Tao Klerks <tao@xxxxxxxxxx> · Tue, 1 Jun 2021 12:24:23 +0200

Hi folks,

I'm trying to deepen my understanding of the Partial Clone
functionality for a possible deployment at scale (with a large-ish
13GB project where we are using date-based shallow clones for the time
being), and one thing that I can't get my head around yet is how you
"unfilter" an existing filtered clone.

The gitlab intro document
(https://docs.gitlab.com/ee/topics/git/partial_clone.html#remove-partial-clone-filtering)
suggests that you need to get the full list of missing blobs, and pass
that into a fetch...:

git fetch origin $(git rev-list --objects --all --missing=print | grep
-oP '^\?\K\w+')

In my project's case, that would be millions of blob IDs!

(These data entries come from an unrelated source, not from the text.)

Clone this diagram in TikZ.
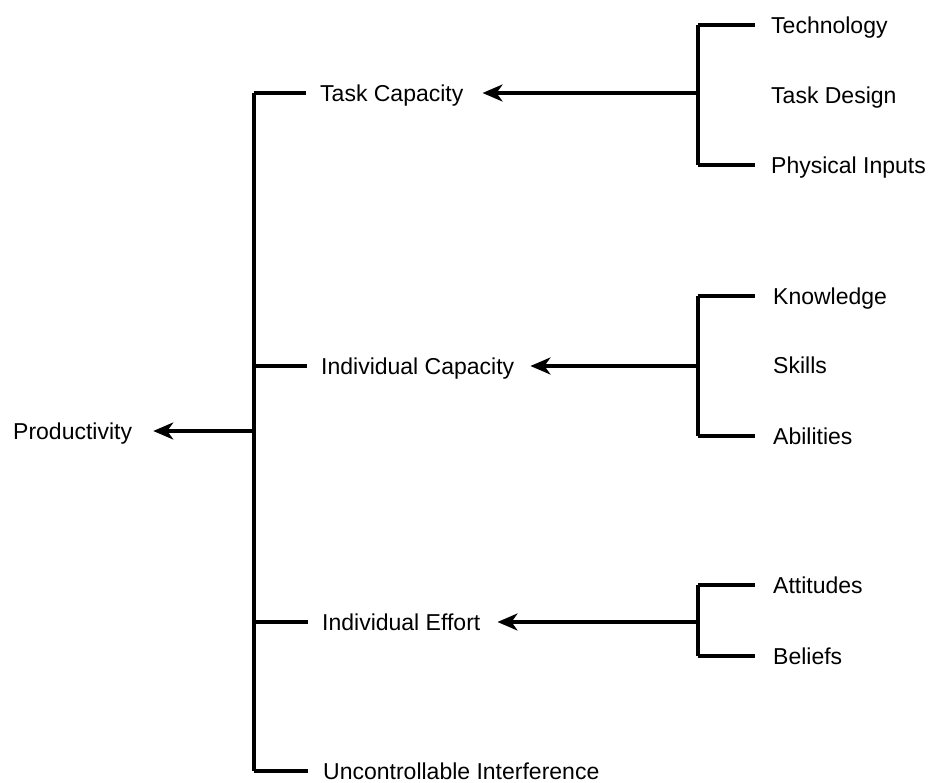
\documentclass[tikz,border=0pt]{standalone}
\usepackage{fontspec}
\setmainfont{Liberation Sans}
\usetikzlibrary{arrows.meta}
\begin{document}
\begin{tikzpicture}[x=1pt,y=-1pt,
  lbl/.style={font=\fontsize{23}{27}\selectfont, anchor=west, inner sep=0pt, text height=16.5pt, text depth=0pt},
  ln/.style={line width=3.2pt},
  arr/.style={ln, -{Stealth[length=20pt,width=17pt,inset=6pt]}}]
\useasboundingbox (0,0) rectangle (930,783);
% nodes
\node[lbl] (prod) at (13,431) {Productivity};
\node[lbl] (tc) at (320,93) {Task Capacity};
\node[lbl] (ic) at (321,366) {Individual Capacity};
\node[lbl] (ie) at (322,622) {Individual Effort};
\node[lbl] (ui) at (323,771) {Uncontrollable Interference};
\node[lbl] (tech) at (771,25) {Technology};
\node[lbl] (td) at (771,95) {Task Design};
\node[lbl] (pi) at (771,165) {Physical Inputs};
\node[lbl] (kn) at (773,296) {Knowledge};
\node[lbl] (sk) at (773,365) {Skills};
\node[lbl] (ab) at (773,436) {Abilities};
\node[lbl] (at) at (773,585) {Attitudes};
\node[lbl] (be) at (773,656) {Beliefs};
% spine coordinates
\coordinate (sTop) at (254,93);
\coordinate (sIC) at (254,366);
\coordinate (sP) at (254,431);
\coordinate (sIE) at (254,622);
\coordinate (sBot) at (254,771);
% left spine
\draw[ln] (sTop) -- (sBot);
\draw[ln] (sTop) -- ([xshift=-14pt]tc.west);
\draw[ln] (sIC) -- ([xshift=-14pt]ic.west);
\draw[ln] (sIE) -- ([xshift=-14pt]ie.west);
\draw[ln] (sBot) -- ([xshift=-15pt]ui.west);
\draw[arr] (sP) -- ([xshift=21pt]prod.east);
% right bracket 1
\coordinate (b1t) at (698,25);
\coordinate (b1m) at (698,93);
\coordinate (b1b) at (698,165);
\draw[ln] (b1t) -- (b1b);
\draw[ln] (b1t) -- ([xshift=-16pt]tech.west);
\draw[ln] (b1b) -- ([xshift=-16pt]pi.west);
\draw[arr] (b1m) -- ([xshift=19pt]tc.east);
% right bracket 2
\coordinate (b2t) at (698,296);
\coordinate (b2m) at (698,366);
\coordinate (b2b) at (698,436);
\draw[ln] (b2t) -- (b2b);
\draw[ln] (b2t) -- ([xshift=-18pt]kn.west);
\draw[ln] (b2b) -- ([xshift=-18pt]ab.west);
\draw[arr] (b2m) -- ([xshift=16pt]ic.east);
% right bracket 3
\coordinate (b3t) at (698,585);
\coordinate (b3m) at (698,622);
\coordinate (b3b) at (698,656);
\draw[ln] (b3t) -- (b3b);
\draw[ln] (b3t) -- ([xshift=-18pt]at.west);
\draw[ln] (b3b) -- ([xshift=-18pt]be.west);
\draw[arr] (b3m) -- ([xshift=17pt]ie.east);
\end{tikzpicture}
\end{document}
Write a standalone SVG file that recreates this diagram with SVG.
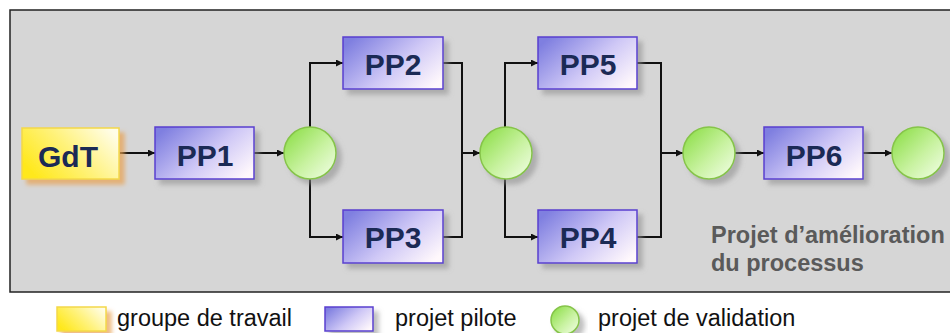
<svg xmlns="http://www.w3.org/2000/svg" width="950" height="333" viewBox="0 0 950 333">
<defs>
<linearGradient id="gPP" x1="0" y1="0.2" x2="1" y2="0.8">
<stop offset="0" stop-color="#7f7fe0"/>
<stop offset="0.55" stop-color="#cfc8f6"/>
<stop offset="1" stop-color="#fff8fc"/>
</linearGradient>
<linearGradient id="gY" x1="0" y1="0.7" x2="1" y2="0.2">
<stop offset="0" stop-color="#ffe81a"/>
<stop offset="0.5" stop-color="#fff27a"/>
<stop offset="1" stop-color="#fffde8"/>
</linearGradient>
<linearGradient id="gG" x1="0" y1="0" x2="1" y2="1">
<stop offset="0" stop-color="#86dc3e"/>
<stop offset="0.55" stop-color="#c8f2a0"/>
<stop offset="1" stop-color="#f4ffea"/>
</linearGradient>
<filter id="sh" x="-20%" y="-20%" width="150%" height="160%">
<feDropShadow dx="5" dy="5" stdDeviation="2.5" flood-color="#8a8a8a" flood-opacity="0.55"/>
</filter>
<filter id="shY" x="-20%" y="-20%" width="150%" height="160%">
<feDropShadow dx="5" dy="5" stdDeviation="2" flood-color="#e8a050" flood-opacity="0.7"/>
</filter>
<marker id="ah" viewBox="0 0 10 10" refX="10" refY="5" markerWidth="9" markerHeight="7" markerUnits="userSpaceOnUse" orient="auto">
<path d="M0,0 L10,5 L0,10 z" fill="#111"/>
</marker>
<style>
.pp{fill:url(#gPP);stroke:#5a3fd0;stroke-width:1.5;filter:url(#sh)}
.gdt{fill:url(#gY);stroke:#f4d84a;stroke-width:1.5;filter:url(#shY)}
.val{fill:url(#gG);stroke:#86c44a;stroke-width:1.5;filter:url(#sh)}
.lbl{font-family:"Liberation Sans",Arial,sans-serif;font-weight:bold;font-size:30px;fill:#1b2a55;text-anchor:middle}
.con{fill:none;stroke:#111;stroke-width:2}
.leg{font-family:"Liberation Sans",Arial,sans-serif;font-size:23.5px;fill:#111}
.note{font-family:"Liberation Sans",Arial,sans-serif;font-weight:bold;font-size:23.5px;fill:#5a5a5a}
</style>
</defs>
<rect x="0" y="0" width="950" height="333" fill="#ffffff"/>
<rect x="10" y="10" width="950" height="282" fill="#d6d6d6" stroke="#222" stroke-width="1.5"/>

<g id="connectors">
<path class="con" d="M120,153 H155" marker-end="url(#ah)"/>
<path class="con" d="M254,153 H284" marker-end="url(#ah)"/>
<path class="con" d="M310,127 V63 H343" marker-end="url(#ah)"/>
<path class="con" d="M310,179 V237 H343" marker-end="url(#ah)"/>
<path class="con" d="M443,63 H462 V237 H443"/>
<path class="con" d="M462,153 H480" marker-end="url(#ah)"/>
<path class="con" d="M505,127 V63 H538" marker-end="url(#ah)"/>
<path class="con" d="M505,179 V237 H538" marker-end="url(#ah)"/>
<path class="con" d="M637,63 H661 V237 H637"/>
<path class="con" d="M661,153 H683" marker-end="url(#ah)"/>
<path class="con" d="M735,153 H764" marker-end="url(#ah)"/>
<path class="con" d="M863,153 H892" marker-end="url(#ah)"/>
</g>

<g id="GdT"><rect class="gdt" x="22" y="128" width="97" height="51"/><text class="lbl" x="68" y="167">GdT</text></g>
<g id="PP1"><rect class="pp" x="155" y="127" width="99" height="52"/><text class="lbl" x="205" y="166">PP1</text></g>
<g id="V1"><circle class="val" cx="310" cy="153" r="26"/></g>
<g id="PP2"><rect class="pp" x="343" y="37" width="100" height="52"/><text class="lbl" x="393" y="75">PP2</text></g>
<g id="PP3"><rect class="pp" x="343" y="210" width="100" height="53"/><text class="lbl" x="393" y="248">PP3</text></g>
<g id="V2"><circle class="val" cx="506" cy="153" r="26"/></g>
<g id="PP5"><rect class="pp" x="538" y="37" width="99" height="52"/><text class="lbl" x="588" y="75">PP5</text></g>
<g id="PP4"><rect class="pp" x="538" y="210" width="99" height="53"/><text class="lbl" x="588" y="248">PP4</text></g>
<g id="V3"><circle class="val" cx="709" cy="153" r="26"/></g>
<g id="PP6"><rect class="pp" x="764" y="127" width="99" height="52"/><text class="lbl" x="814" y="166">PP6</text></g>
<g id="V4"><circle class="val" cx="918" cy="153" r="26"/></g>

<g id="note">
<text class="note" x="711" y="243">Projet d’amélioration</text>
<text class="note" x="711" y="271">du processus</text>
</g>

<g id="legend">
<rect class="gdt" x="57" y="307" width="49" height="24" stroke="none"/>
<text class="leg" x="117" y="326">groupe de travail</text>
<rect class="pp" x="325" y="307" width="48" height="24" stroke-width="1"/>
<text class="leg" x="395" y="326">projet pilote</text>
<circle class="val" cx="565" cy="320" r="14" stroke-width="1"/>
<text class="leg" x="598" y="326">projet de validation</text>
</g>
</svg>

I tested
this with a path-based filter to rev-list, to see what getting 30,000
blobs might look like, and it took a looong while... I don't
understand much about the negotiation process, but I have to assume
there is a fixed per-blob cost in this scenario which is *much* higher
than in a "regular" fetch or clone.

Obviously one answer is to throw away the repo and start again with a
clean unfiltered clone... But between repo-local config, project
settings in IDEs / external tools, and unpushed local branches, this
is an awkward thing to ask people to do.

I initially thought it might be possible to add an extra remote
(without filter / promisor settings), mess with the negotiation
settings to make the new remote not know anything about what's local,
and then get a full set of refs and their blobs from that remote...
but I must have misunderstood how the negotation-tip stuff works
because I can't get that to do anything (it always "sees" my existing
refs and I just get the new remote's refs "for free" without object
transfer).

The official doc at https://git-scm.com/docs/partial-clone makes no
mention of plans or goals (or non-goals) related to this "unfiltering"
- is it something that we should expect a story to emerge around?

Thanks,
Tao Klerks